The study was carried out by researchers from the Murdoch Children’s Research Institute and the Royal Children’s Hospital in Parkville Victoria and involved over 1,500 women from 6 different hospitals in Melbourne Australia. The women completed questionnaires when their child was 6 months, 12 months, 18 months, and then 4 years old.

One in three

Of these women, there were one in three who said they had experienced “depressive symptoms on at least one occasion from early pregnancy to four years postpartum and that the prevalence of depressive symptoms was highest at four years postpartum”.

Interestingly, the results showed that when the child was 4 years old just over 14 percent of the mothers experienced depressive symptoms and 40 percent of these women had not previously reported feeling low.
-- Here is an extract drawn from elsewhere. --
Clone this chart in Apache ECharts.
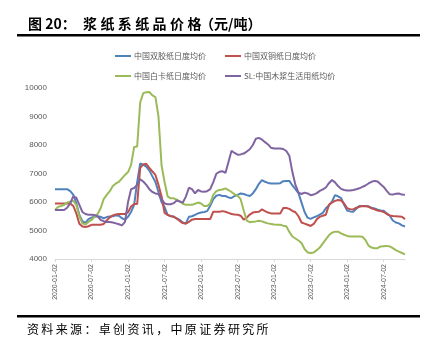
<!DOCTYPE html>
<html>
<head>
<meta charset="utf-8">
<script src="https://cdn.jsdelivr.net/npm/echarts@6/dist/echarts.min.js"></script>
<style>
html, body { margin: 0; padding: 0; background: #fff; }
#chart { width: 436px; height: 353px; }
</style>
</head>
<body>
<div id="chart"></div>
<script>
// semi-monthly dates, 2020-01-02 .. 2024-10-17
var dates = [];
for (var y = 2020; y <= 2024; y++) {
    for (var m = 1; m <= 12; m++) {
        var mm = (m < 10 ? '0' : '') + m;
        dates.push(y + '-' + mm + '-02');
        dates.push(y + '-' + mm + '-17');
    }
}
dates = dates.slice(0, 116);

var names = ['中国双胶纸日度均价', '中国双铜纸日度均价', '中国白卡纸日度均价', 'SL:中国木浆生活用纸均价'];
var colors = ['#4F81BD', '#C0504D', '#9BBB59', '#8064A2'];

var shuangjiao = [
    6450, 6450, 6450, 6450, 6450, 6380, 6260, 5950, 5550, 5330, 5270, 5400,
    5450, 5490, 5490, 5480, 5430, 5470, 5490, 5500, 5530, 5520, 5430, 5380,
    5480, 5650, 5900, 6700, 7350, 7310, 7240, 7100, 6900, 6700, 6350, 6000,
    5820, 5550, 5500, 5490, 5420, 5370, 5280, 5250, 5480, 5500, 5550, 5600,
    5630, 5650, 5680, 5870, 6100, 6220, 6250, 6210, 6210, 6160, 6140, 6210,
    6250, 6300, 6280, 6240, 6210, 6300, 6450, 6640, 6770, 6710, 6670, 6650,
    6650, 6650, 6660, 6730, 6740, 6740, 6580, 6450, 6310, 5980, 5650, 5450,
    5410, 5460, 5500, 5560, 5620, 5780, 5880, 6010, 6240, 6200, 6140, 5900,
    5700, 5670, 5660, 5760, 5860, 5860, 5860, 5840, 5800, 5770, 5730, 5700,
    5690, 5600, 5520, 5350, 5280, 5250, 5180, 5140
];
var shuangtong = [
    5950, 5950, 5950, 5950, 5950, 5950, 5860, 5600, 5240, 5140, 5120, 5150,
    5200, 5200, 5200, 5200, 5230, 5350, 5460, 5530, 5560, 5580, 5580, 5580,
    5640, 5840, 5930, 5930, 7200, 7320, 7340, 7200, 7070, 6950, 6600, 6200,
    5620, 5550, 5510, 5480, 5420, 5330, 5260, 5240, 5300, 5380, 5400, 5400,
    5400, 5400, 5400, 5400, 5660, 5660, 5660, 5680, 5660, 5620, 5580, 5560,
    5550, 5520, 5380, 5450, 5560, 5630, 5650, 5660, 5740, 5680, 5630, 5600,
    5600, 5600, 5600, 5790, 5790, 5760, 5690, 5640, 5500, 5280, 5240, 5200,
    5160, 5230, 5390, 5480, 5520, 5550, 5900, 5980, 6040, 6070, 6050, 5950,
    5780, 5750, 5740, 5800, 5830, 5860, 5850, 5840, 5780, 5740, 5700, 5680,
    5650, 5580, 5530, 5510, 5500, 5490, 5480, 5400
];
var baika = [
    5720, 5830, 5860, 5900, 5980, 6010, 6040, 5900, 5500, 5250, 5210, 5300,
    5370, 5480, 5580, 5780, 6100, 6250, 6380, 6560, 6650, 6710, 6830, 6950,
    7050, 7300, 7930, 7950, 9500, 9820, 9850, 9860, 9740, 9680, 9000, 7300,
    6700, 6200, 6130, 6130, 6080, 6020, 5940, 5900, 5900, 5900, 5940, 5980,
    5950, 5860, 5860, 5950, 6250, 6380, 6420, 6440, 6480, 6420, 6350, 6270,
    6220, 6100, 5700, 5350, 5290, 5310, 5320, 5340, 5320, 5280, 5250, 5230,
    5210, 5200, 5200, 5170, 5150, 4950, 4790, 4720, 4650, 4560, 4350, 4230,
    4210, 4230, 4310, 4400, 4550, 4690, 4830, 4920, 4960, 4960, 4900, 4850,
    4810, 4790, 4790, 4790, 4790, 4780, 4670, 4470, 4400, 4380, 4380, 4440,
    4450, 4460, 4440, 4380, 4310, 4260, 4210, 4160
];
var shenghuo = [
    5720, 5720, 5720, 5720, 5800, 5950, 6200, 6150, 5900, 5650, 5580, 5550,
    5550, 5540, 5500, 5370, 5330, 5300, 5300, 5280, 5250, 5220, 5180, 5300,
    6000, 6450, 6490, 6600, 6800, 6720, 6600, 6450, 6350, 6300, 6280, 6100,
    5950, 5920, 5920, 5960, 6050, 6020, 5980, 6190, 6500, 6450, 6300, 6420,
    6370, 6360, 6380, 6450, 6700, 6990, 7060, 7080, 7020, 7400, 7800, 7720,
    7660, 7670, 7700, 7770, 7850, 8000, 8220, 8250, 8190, 8100, 8020, 7900,
    7880, 7880, 7880, 7860, 7790, 7620, 7050, 6600, 6330, 6280, 6330, 6300,
    6240, 6260, 6310, 6390, 6440, 6510, 6660, 6770, 6690, 6560, 6460, 6420,
    6400, 6400, 6420, 6450, 6480, 6530, 6580, 6650, 6710, 6740, 6720, 6620,
    6530, 6390, 6270, 6260, 6290, 6300, 6260, 6250
];
var seriesData = [shuangjiao, shuangtong, baika, shenghuo];

var chart = echarts.init(document.getElementById('chart'));

var series = [];
for (var i = 0; i < names.length; i++) {
    series.push({
        name: names[i],
        type: 'line',
        data: seriesData[i],
        showSymbol: false,
        lineStyle: { width: 2, color: colors[i] },
        itemStyle: { color: colors[i] }
    });
}

// one legend per item, 2x2 layout like the original
var legendPos = [[110, 47], [220, 47], [110, 67], [220, 67]];
var legends = [];
for (var i = 0; i < names.length; i++) {
    legends.push({
        data: [names[i]],
        left: legendPos[i][0], top: legendPos[i][1],
        itemWidth: 16, itemHeight: 2, itemGap: 0,
        icon: 'rect',
        textStyle: { fontSize: 8, color: '#595959', fontFamily: 'Noto Sans CJK SC', padding: [0, 0, 0, -2] }
    });
}

// title and source are drawn with loose letter spacing, as in the report
var cjk = 'Noto Sans CJK SC';
var graphics = [
    { type: 'rect', shape: { x: 17, y: 34, width: 403, height: 2.5 }, style: { fill: '#000' } },
    { type: 'rect', shape: { x: 17, y: 315, width: 403, height: 2.5 }, style: { fill: '#000' } },
    { type: 'text', x: 28, y: 24, style: { text: '图 20：', fontSize: 14, fontWeight: 'bold', fill: '#000', fontFamily: cjk, verticalAlign: 'middle' } },
    { type: 'text', x: 200, y: 24, style: { text: '（元/吨）', fontSize: 14, fontWeight: 'bold', fill: '#000', fontFamily: cjk, verticalAlign: 'middle' } }
];
var t = '浆纸系纸品价格';
for (var k = 0; k < t.length; k++) {
    graphics.push({ type: 'text', x: 83 + k * 17.4, y: 24,
        style: { text: t[k], fontSize: 14, fontWeight: 'bold', fill: '#000', fontFamily: cjk, verticalAlign: 'middle' } });
}
var src = '资料来源：卓创资讯，中原证券研究所';
for (var k = 0; k < src.length; k++) {
    graphics.push({ type: 'text', x: 27 + k * 14.35, y: 329,
        style: { text: src[k], fontSize: 12, fill: '#000', fontFamily: cjk, verticalAlign: 'middle' } });
}

option = {
    animation: false,
    legend: legends,
    grid: { left: 55, right: 31, top: 88, bottom: 94 },
    xAxis: {
        type: 'category',
        data: dates,
        boundaryGap: false,
        axisLine: { lineStyle: { color: '#d9d9d9' } },
        axisTick: { show: true, interval: 11, length: 3, lineStyle: { color: '#d9d9d9' } },
        axisLabel: { interval: 11, rotate: 90, fontSize: 7, color: '#595959', margin: 5 }
    },
    yAxis: {
        type: 'value',
        min: 4000, max: 10000, interval: 1000,
        splitLine: { show: false },
        axisLine: { show: false },
        axisTick: { show: false },
        axisLabel: { fontSize: 8, color: '#595959', margin: 8, formatter: function (v) { return String(v); } }
    },
    graphic: graphics,
    series: series
};

chart.setOption(option, true);
</script>
</body>
</html>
Women with only one child were also more likely to experience depressive symptoms compared to women with more than one child.
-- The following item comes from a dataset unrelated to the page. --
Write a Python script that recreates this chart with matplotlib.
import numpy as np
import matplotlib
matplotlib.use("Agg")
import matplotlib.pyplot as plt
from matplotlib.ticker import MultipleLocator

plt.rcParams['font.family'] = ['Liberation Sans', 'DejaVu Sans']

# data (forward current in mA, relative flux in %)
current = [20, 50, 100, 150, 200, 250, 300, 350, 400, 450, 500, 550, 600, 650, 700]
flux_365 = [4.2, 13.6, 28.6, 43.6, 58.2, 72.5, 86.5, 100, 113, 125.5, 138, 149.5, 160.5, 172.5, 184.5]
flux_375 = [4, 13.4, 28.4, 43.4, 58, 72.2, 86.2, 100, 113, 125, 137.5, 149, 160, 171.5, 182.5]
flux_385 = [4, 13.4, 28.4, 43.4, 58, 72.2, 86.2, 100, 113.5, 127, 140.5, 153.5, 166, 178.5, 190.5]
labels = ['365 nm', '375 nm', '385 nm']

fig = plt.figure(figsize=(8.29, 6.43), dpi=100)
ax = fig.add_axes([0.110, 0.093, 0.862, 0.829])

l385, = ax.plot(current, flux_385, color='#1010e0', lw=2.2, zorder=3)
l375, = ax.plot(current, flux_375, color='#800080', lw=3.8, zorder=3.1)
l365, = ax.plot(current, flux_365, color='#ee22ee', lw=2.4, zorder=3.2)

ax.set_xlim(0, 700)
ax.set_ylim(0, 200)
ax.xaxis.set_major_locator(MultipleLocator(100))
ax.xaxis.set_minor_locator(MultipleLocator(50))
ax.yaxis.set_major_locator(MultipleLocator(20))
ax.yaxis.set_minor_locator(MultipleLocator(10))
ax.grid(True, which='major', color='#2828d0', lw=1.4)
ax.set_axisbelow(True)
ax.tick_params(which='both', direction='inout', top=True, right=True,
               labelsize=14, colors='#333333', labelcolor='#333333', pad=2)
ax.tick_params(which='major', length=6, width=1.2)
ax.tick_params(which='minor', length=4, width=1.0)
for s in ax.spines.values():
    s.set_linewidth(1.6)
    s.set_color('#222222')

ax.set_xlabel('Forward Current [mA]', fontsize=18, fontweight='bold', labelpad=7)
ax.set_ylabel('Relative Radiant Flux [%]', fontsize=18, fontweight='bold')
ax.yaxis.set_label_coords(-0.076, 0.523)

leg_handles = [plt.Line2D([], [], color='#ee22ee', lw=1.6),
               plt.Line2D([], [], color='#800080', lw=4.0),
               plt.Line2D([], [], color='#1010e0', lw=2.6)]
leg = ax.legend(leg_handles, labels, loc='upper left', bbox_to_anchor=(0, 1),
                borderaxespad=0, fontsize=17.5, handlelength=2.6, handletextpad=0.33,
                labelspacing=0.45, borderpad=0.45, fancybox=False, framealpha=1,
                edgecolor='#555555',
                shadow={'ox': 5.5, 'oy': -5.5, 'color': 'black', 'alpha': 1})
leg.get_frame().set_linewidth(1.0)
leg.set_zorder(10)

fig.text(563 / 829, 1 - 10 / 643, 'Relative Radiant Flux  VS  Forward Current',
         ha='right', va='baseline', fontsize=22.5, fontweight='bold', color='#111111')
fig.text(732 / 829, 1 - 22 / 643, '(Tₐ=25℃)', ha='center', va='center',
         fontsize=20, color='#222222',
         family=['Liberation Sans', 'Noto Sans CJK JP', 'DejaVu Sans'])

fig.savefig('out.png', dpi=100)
According to Dr Jim Bolton, a consultant Psychiatrist in London, one in three women in the UK were likely to come depressed at some point in a four year period from giving birth.

“If a similar study was done here, I wouldn't be surprised if the results were similar. Usually the sorts of mothers who are at greater risk of depression are younger mothers who feel they can't cope and mothers living in situations of adversity or deprivation or partner violence” he said.

“These findings are about depressive symptoms, which can be very short-lived, not a formal diagnosis of illness or postnatal depression. This study isn't saying that one in three women gets that.”

‘Should be encouraged to seek help’

“The fact that one in three first-time mothers reported depressive symptoms on at least one occasion from early pregnancy to four years postpartum, coupled with the finding that the prevalence of depressive symptoms was highest at four years postpartum, provide a compelling case for rethinking current policy frameworks for maternal mental health surveillance” one of the researchers wrote in the paper.

The women the study highlighted as being most at risk were those under 24 years of age, those on a low income, those who had experienced a stressful life event in the year before the four year follow up and those who had a violent partner.

Dr Carmine Pariante from the Institute of Psychiatry at King’s College London told the Telegraph newspaper that nurses and doctors should be asking mothers how they are coping every time they bring their child for vaccinations or any other appointments.

“Mothers should be encouraged to seek help if they need help” said Dr Pariante.

“This paper is not saying depression in the first few months after the baby is born is not important, it is. But it is also the case that women are vulnerable to depression as their children get older.

“That is due to the stressors to having a child and raising a child. The sooner we can help those women and put them on the right trajectory the better.”

Recognising Symptoms

The worry is that perhaps more women could be suffering from post natal depression than the current estimate of 10 to 15 percent but are slipping under the net because they are mistaking the symptoms for something that is normal as a new mother.

Given the devastation that untreated post natal depression can cause, it’s important to be aware of the symptoms and when they are not connected to the normal stresses of giving a birth and raising and child. Symptoms of PND include:

  • Feeling low, sad or unhappy for most of the time
  • Often becoming irritable with the baby, partner, or other children
  • Extreme tiredness and lack of energy
  • Unable to sleep or unable to get back to sleep after waking
  • Constantly worrying about things
  • Changes in appetite which can be eating too much or hardly eating at all
  • Unable to enjoy activities that used to be enjoyable
  • Having negative thoughts
  • Thinking that the baby doesn’t love you or that you are a bad mother
  • Loss of confidence and feeling unable to cope
  • Anxiety and symptoms such as sweating, breathlessness and a thumping heart

The Australian study was published in the Journal BJOG.